Last modified: 2006-07-13 17:31:53 UTC
If you try to traverse over a line in the attached StarOffice document that has a non-breaking space in it ("\302\240"), then this generates COMM_FAILURES and multiple tracebacks (see attached output).
Created attachment 68839 [details] StarOffice test document.
Created attachment 68840 [details] Orca debug output generated when traversing StarOffice document.
This may be related to Tomas Cerha's comment that we're doing all our string management in Orca in UTF-8 when we probably should be using unicode strings and then translating to the character set expected by the things we use externally (e.g., gnome-speech and BrlTTY). Alternatively, what might also need to happen is that some sort of conversion should be done in the gnome-speech driver for DECtalk. It looks like the driver is passing UTF-8 strings to the DECtalk engine, which may not be what it is expecting.

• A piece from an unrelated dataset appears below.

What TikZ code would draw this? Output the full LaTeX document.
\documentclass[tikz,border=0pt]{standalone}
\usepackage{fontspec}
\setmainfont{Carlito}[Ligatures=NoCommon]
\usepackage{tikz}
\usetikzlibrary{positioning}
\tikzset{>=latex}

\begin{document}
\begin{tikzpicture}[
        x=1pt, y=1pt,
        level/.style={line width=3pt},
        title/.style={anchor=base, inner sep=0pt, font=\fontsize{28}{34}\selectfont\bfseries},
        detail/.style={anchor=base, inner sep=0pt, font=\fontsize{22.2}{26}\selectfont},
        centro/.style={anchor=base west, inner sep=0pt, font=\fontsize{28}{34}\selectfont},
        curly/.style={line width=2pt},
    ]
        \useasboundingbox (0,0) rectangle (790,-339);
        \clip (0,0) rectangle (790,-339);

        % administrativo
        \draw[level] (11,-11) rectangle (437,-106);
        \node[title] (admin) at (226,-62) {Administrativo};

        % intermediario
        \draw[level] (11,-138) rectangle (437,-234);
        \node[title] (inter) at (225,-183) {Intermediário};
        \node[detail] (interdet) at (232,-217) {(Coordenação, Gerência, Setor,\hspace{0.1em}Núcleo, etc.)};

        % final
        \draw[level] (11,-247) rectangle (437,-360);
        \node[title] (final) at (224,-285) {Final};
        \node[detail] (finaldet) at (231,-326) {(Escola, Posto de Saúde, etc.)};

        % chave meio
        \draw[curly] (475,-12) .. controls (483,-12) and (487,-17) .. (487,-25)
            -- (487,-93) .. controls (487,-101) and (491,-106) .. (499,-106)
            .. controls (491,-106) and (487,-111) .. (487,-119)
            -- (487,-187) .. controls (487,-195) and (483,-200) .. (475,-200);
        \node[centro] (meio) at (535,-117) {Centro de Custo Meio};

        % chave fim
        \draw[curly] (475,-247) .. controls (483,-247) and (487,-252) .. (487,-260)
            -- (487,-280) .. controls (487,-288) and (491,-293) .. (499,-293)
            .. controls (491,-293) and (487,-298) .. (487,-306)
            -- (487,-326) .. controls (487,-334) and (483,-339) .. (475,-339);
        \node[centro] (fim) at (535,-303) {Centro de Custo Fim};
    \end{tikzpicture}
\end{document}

I'll contact the DECtalk folks to see what's legal.
After discussion with the DECtalk engineer at Fonix, we've determined that DECtalk expects strings from "code page 850". I'm reassigning this to gnome-speech, whose DECtalk driver should do the appropriate string conversion from UTF-8 to cp850. I've also checked to make sure we're not losing the other portion of this bug (handling the COMM_FAILURE for speech). It is already logged as bug 319531 (http://bugzilla.gnome.org/show_bug.cgi?id=319531).
Created attachment 68880 [details] [review] Patch to convert text to ISO8859-1 before sending to DECtalk engine After testing and more discussion with Fonix, we're now more certain that the encoding expected by DECtalk is ISO8859-1 and not code page 850. This patch provides the conversion to ISO8859-1.
Fixed in the development version. The fix will be available in the next major release. Thank you for your bug report.